Despite the fact that The Hi Fi’s doors had only been opened for half an hour, there was already a healthy crowd number present within, possibly in keen anticipation of the night’s events or more probably to escape the especially cold wind ripping through Brisbane at the current time.

Palindromes commence proceedings right on schedule with a well-delivered and efficient set. The four piece play out a solid 30 minutes of mature and well-crafted synth-pop full of spacey keyboards and lush vocals that draw the crowds attention early. The lead singer’s voice was a touch within the safe side and as a result their sound never reached any staggering heights or filled the dance floor, but definitely set a certain quality to the evening’s style.

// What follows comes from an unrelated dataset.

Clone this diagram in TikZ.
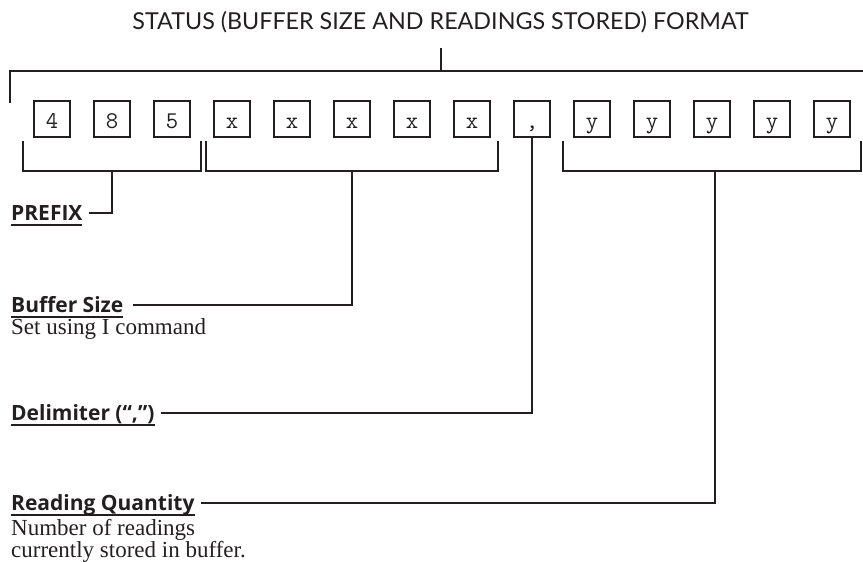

Up next is Sydney’s SURES and while despite that lead-singer/guitarist Jonas Nicholls looks like he just got out of bed, they deliver some unexpected turns amongst their lo-fi, surf brand of indie rock. First of all, his vocal ability is remarkably impressive for their style, ranging from soaring cries to a deadpan deliverance at times. The music as well, containing sharp riffs and bright, cutting tones, pulls off some unusual variations in rhythm structures which constantly keeps the audience on alert as to what will come next. All in all, they show why they deserve their spot on the tour and in the eyes of this reviewer, definitely give the headliners a run for their money.

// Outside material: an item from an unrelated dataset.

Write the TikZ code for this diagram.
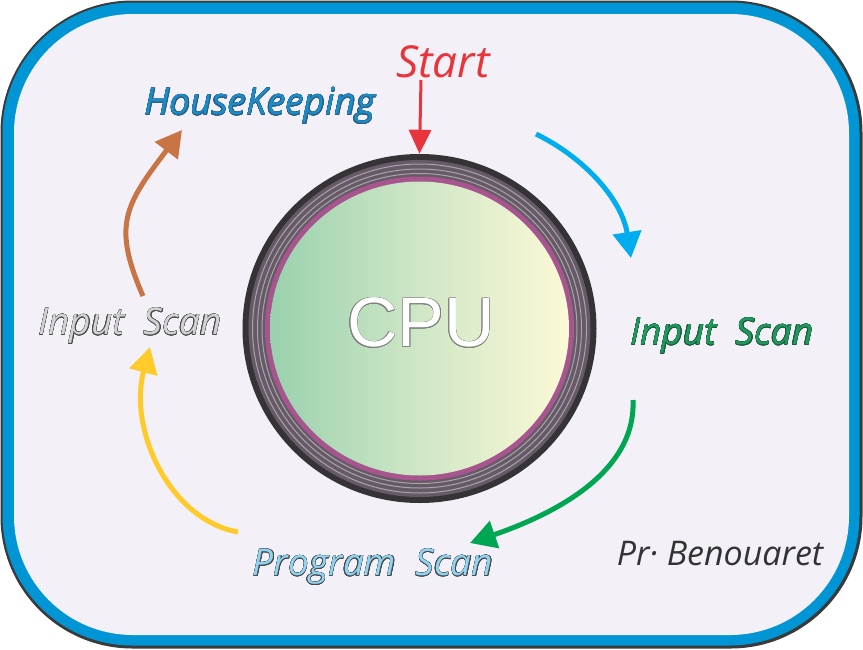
\documentclass[tikz,border=0pt]{standalone}
\usepackage{fontspec}
\setmainfont{Open Sans}
\newfontfamily\cpufont{Liberation Sans}
\usepackage{contour}
\contourlength{0.35pt}
\usetikzlibrary{arrows.meta,shapes.geometric}
\definecolor{frameblue}{HTML}{0096D6}
\definecolor{framedark}{HTML}{3A3A3A}
\definecolor{lav}{HTML}{F3F0F8}
\definecolor{ringdark}{HTML}{353335}
\definecolor{ringmid}{HTML}{675A68}
\definecolor{ringline}{HTML}{A9A4A8}
\definecolor{magring}{HTML}{A8558F}
\definecolor{gleft}{HTML}{9AD1AE}
\definecolor{gmid}{HTML}{CFE7C6}
\definecolor{gright}{HTML}{FCF9D6}
\definecolor{cred}{HTML}{E8343B}
\definecolor{cblue}{HTML}{00AEEF}
\definecolor{cgreen}{HTML}{00A651}
\definecolor{cyellow}{HTML}{FFCB2B}
\definecolor{corange}{HTML}{C97444}
\definecolor{hkblue}{HTML}{1A8CC8}
\definecolor{hkout}{HTML}{2E5E80}
\definecolor{isgreen}{HTML}{1F9A5E}
\definecolor{isgout}{HTML}{1E5A3C}
\definecolor{isgray}{HTML}{D2D2D2}
\definecolor{psblue}{HTML}{8FD3F2}
\definecolor{txtout}{HTML}{4A4A4A}
\definecolor{sig}{HTML}{333333}
\tikzset{
  lbl/.style={inner sep=0pt, font=\itshape\fontsize{37}{42}\selectfont},
  flow/.style={line width=5pt, -{Triangle[width=28pt,length=26pt]}},
}
\begin{document}
\begin{tikzpicture}[x=1pt,y=-1pt]
\useasboundingbox (0,0) rectangle (863,649);
% frame
\fill[framedark, rounded corners=132pt] (0.5,0.5) rectangle (862.5,648.5);
\fill[frameblue, rounded corners=130pt] (2.5,2.5) rectangle (859.5,645.5);
\fill[lav, rounded corners=119pt] (14,14) rectangle (849,635);
% CPU
\node[ellipse, minimum width=354pt, minimum height=349pt, inner sep=0pt] (cpu) at (419.5,328.5) {};
\fill[ringdark] (cpu.center) ellipse [x radius=177pt, y radius=174.5pt];
\fill[ringmid] (cpu.center) ellipse [x radius=171pt, y radius=168.5pt];
\draw[ringline, line width=1pt] (cpu.center) ellipse [x radius=167pt, y radius=164.5pt];
\draw[ringline, line width=1pt] (cpu.center) ellipse [x radius=162pt, y radius=159.5pt];
\draw[ringline, line width=1pt] (cpu.center) ellipse [x radius=157.5pt, y radius=155pt];
\draw[magring, line width=5pt] (cpu.center) ellipse [x radius=152pt, y radius=149.5pt];
\shade[left color=gleft, right color=gright, middle color=gmid] (cpu.center) ellipse [x radius=149.5pt, y radius=147pt];
\node[inner sep=0pt, font=\cpufont\fontsize{70}{70}\selectfont] (cputxt) at (421,323) {\contourlength{0.4pt}\color{white}\contour{gray}{CPU}};
% labels
\node[lbl, text=cred, font=\itshape\fontsize{44}{48}\selectfont] (start) at (443,62) {Start};
\node[lbl] (hk) at (260,106) {\color{hkblue}\contour{hkout}{HouseKeeping}};
\node[lbl] (isr) at (722,336) {\color{isgreen}\contour{isgout}{Input\ \ Scan}};
\node[lbl] (isl) at (130,326) {\color{isgray}\contour{txtout}{Input\ \ Scan}};
\node[lbl] (ps) at (373,567) {\color{psblue}\contour{txtout}{Program\ \ Scan}};
\node[lbl, text=sig, font=\itshape\fontsize{34}{38}\selectfont] (sign) at (720,554) {Pr·\ Benouaret};
% arrow anchor points
\coordinate (s0) at (421,80);
\coordinate (b0) at (536,134);
\coordinate (b1) at (631,258);
\coordinate (g0) at (633,400);
\coordinate (g1) at (470,543);
\coordinate (y0) at (238,532);
\coordinate (y1) at (150,347);
\coordinate (o0) at (143,296);
\coordinate (o1) at (182,130);
% arrows
\draw[cred, line width=3pt, -{Triangle[width=22pt,length=24pt]}] (s0) -- (cpu.north);
\draw[flow, cblue] (b0) .. controls (585,158) and (622,200) .. (b1);
\draw[flow, cgreen] (g0) .. controls (636,470) and (560,512) .. (g1);
\draw[flow, cyellow] (y0) .. controls (170,520) and (128,430) .. (y1);
\draw[flow, corange] (o0) .. controls (112,225) and (125,205) .. (o1);
\end{tikzpicture}
\end{document}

Speaking of headliners, Snakadaktal soon make a ghostly appearance to a now well and truly full venue. It hasn’t even been a year since the Melbourne five-piece won the celebrated title of Triple J’s Unearthed High winners, but thanks to regular airplay, a slot within the Hottest 100 and touring on the back of a new single, the young band have gathered a national following that is clearly evident tonight.

However, the nature and dedication of their followers is questionable. Much of the audience are easily distracted throughout the set, constantly chattering and taking photos (of themselves, not the band), which gives of the impression that they are there simply for the sake of being there and because Snakadaktal are Triple J’s latest new toy. Of course this isn’t the band’s fault; they didn’t choose to be popular or tell people it’s ‘cool’ to like them, but their inexperience still shines through tonight.

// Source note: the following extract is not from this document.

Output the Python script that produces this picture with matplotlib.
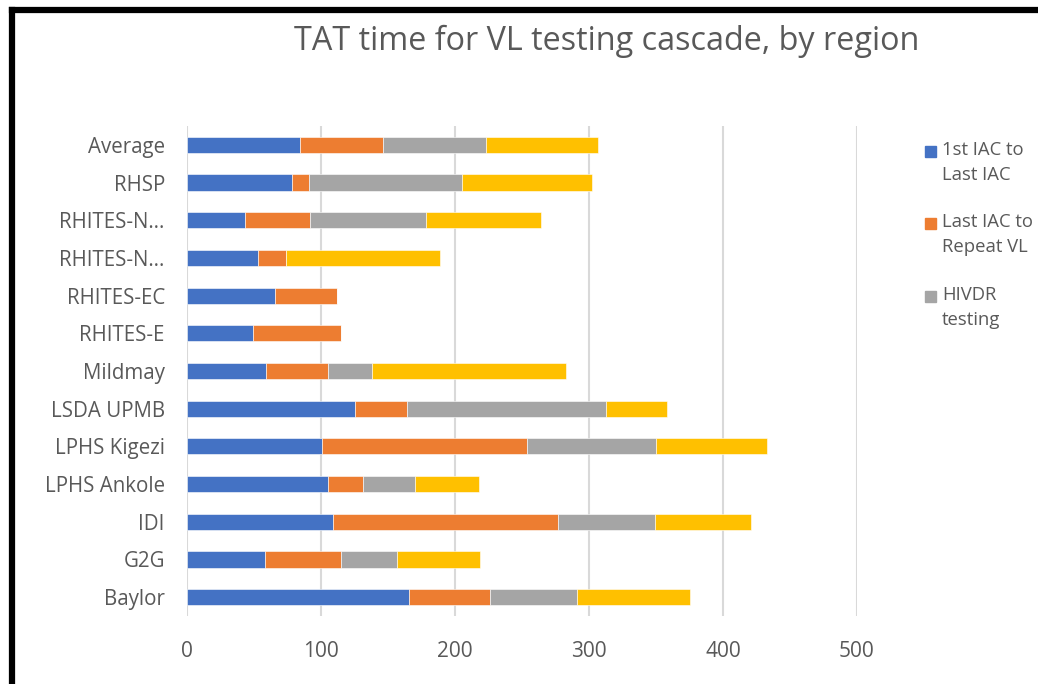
import matplotlib.pyplot as plt
import numpy as np
from matplotlib.patches import Rectangle

# data (bottom to top)
regions = ['Baylor', 'G2G', 'IDI', 'LPHS Ankole', 'LPHS Kigezi', 'LSDA UPMB',
           'Mildmay', 'RHITES-E', 'RHITES-EC', 'RHITES-N\u2026', 'RHITES-N\u2026',
           'RHSP', 'Average']
iacToIac = [166, 58, 109, 105, 101, 125, 59, 49, 66, 53, 43, 78, 84]
iacToRepeat = [60, 57, 168, 26, 153, 39, 46, 66, 46, 21, 49, 13, 62]
hivdr = [65, 42, 72, 39, 96, 149, 33, 0, 0, 0, 86, 114, 77]
resultReturn = [84, 62, 72, 48, 83, 45, 145, 0, 0, 115, 86, 97, 84]

seriesNames = ['1st IAC to\nLast IAC', 'Last IAC to\nRepeat VL', 'HIVDR\ntesting', 'HIVDR result']
colours = ['#4472C4', '#ED7D31', '#A5A5A5', '#FFC000']
txtCol = '#595959'

plt.rcParams['font.family'] = ['Open Sans', 'DejaVu Sans']

fig = plt.figure(figsize=(10.38, 6.84), dpi=100)
W, H = 1038, 684
ax = fig.add_axes([187 / W, 1 - 616 / H, 670 / W, 490 / H])

y = np.arange(len(regions))
left = np.zeros(len(regions))
for vals, col in zip([iacToIac, iacToRepeat, hivdr, resultReturn], colours):
    vals = np.array(vals, dtype=float)
    ax.barh(y, vals, left=left, height=0.43, color=col, edgecolor='white', linewidth=0.4, zorder=3)
    left += vals

ax.set_xlim(0, 500)
ax.set_ylim(-0.5, len(regions) - 0.5)
ax.set_xticks(np.arange(0, 501, 100))
ax.set_yticks(y)
ax.set_yticklabels(regions)
ax.tick_params(axis='both', length=0, colors=txtCol)
ax.tick_params(axis='y', pad=16, labelsize=14.8)
ax.tick_params(axis='x', pad=18, labelsize=15)
ax.xaxis.grid(True, color='#D9D9D9', linewidth=1.5, zorder=0)
for s in ax.spines.values():
    s.set_visible(False)

fig.text(607 / W, 1 - 41 / H, 'TAT time for VL testing cascade, by region',
         ha='center', va='center', fontsize=23.3, color=txtCol)

# legend, drawn by hand so the square sits on the first line
legY = [151, 223, 296]
for i in range(3):
    fig.patches.append(Rectangle((925 / W, 1 - (legY[i] + 6) / H), 11 / W, 11 / H,
                                 transform=fig.transFigure, color=colours[i]))
    fig.text(942 / W, 1 - (legY[i] - 10) / H, seriesNames[i], ha='left', va='top',
             fontsize=13.3, color=txtCol, linespacing=1.5)

# black frame (cropped on right and bottom)
fig.add_artist(plt.Line2D([12 / W, 12 / W], [0, 1 - 10 / H], transform=fig.transFigure,
                          color='black', linewidth=4.5, solid_capstyle='projecting'))
fig.add_artist(plt.Line2D([12 / W, 1], [1 - 10 / H, 1 - 10 / H], transform=fig.transFigure,
                          color='black', linewidth=4.5, solid_capstyle='projecting'))

fig.savefig('out.png', dpi=100)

Make no mistake, Snakadaktal are without question a talented band showing maturity beyond their years with chiming Foals like guitar melodies and The xx style spaciousness all delicately wrapped around the suburb twin vocal pairings of Sean Kelly and Phoebe Cockburn. Songs such as Air and Boy display this best with both performances sparking the audience’s attention for brief moments as the lush vocals float in and out of bubbling synth passages. Much of their material is too spaced out for dancing but not enough so that it captivates the audience on a sonic level – leaving them on a bit of an awkward middle ground that they haven’t quite translated to the live stage yet. As a result, the audience becomes bored and restless, only lifting for the final one-two punch of Chimera and Dance Bear, which leave the crowd well and truly pleased.

Everyone departs looking happy and satisfied, but it’s hard to believe the authenticity of most. Snakadaktal are far too talented to be leaving our ears anytime soon, but it begs the question of how long they can stay relevant for. But then again, somehow people are still paying attention to Wolfmother so it’s safe to say that Snakadaktal should be all right.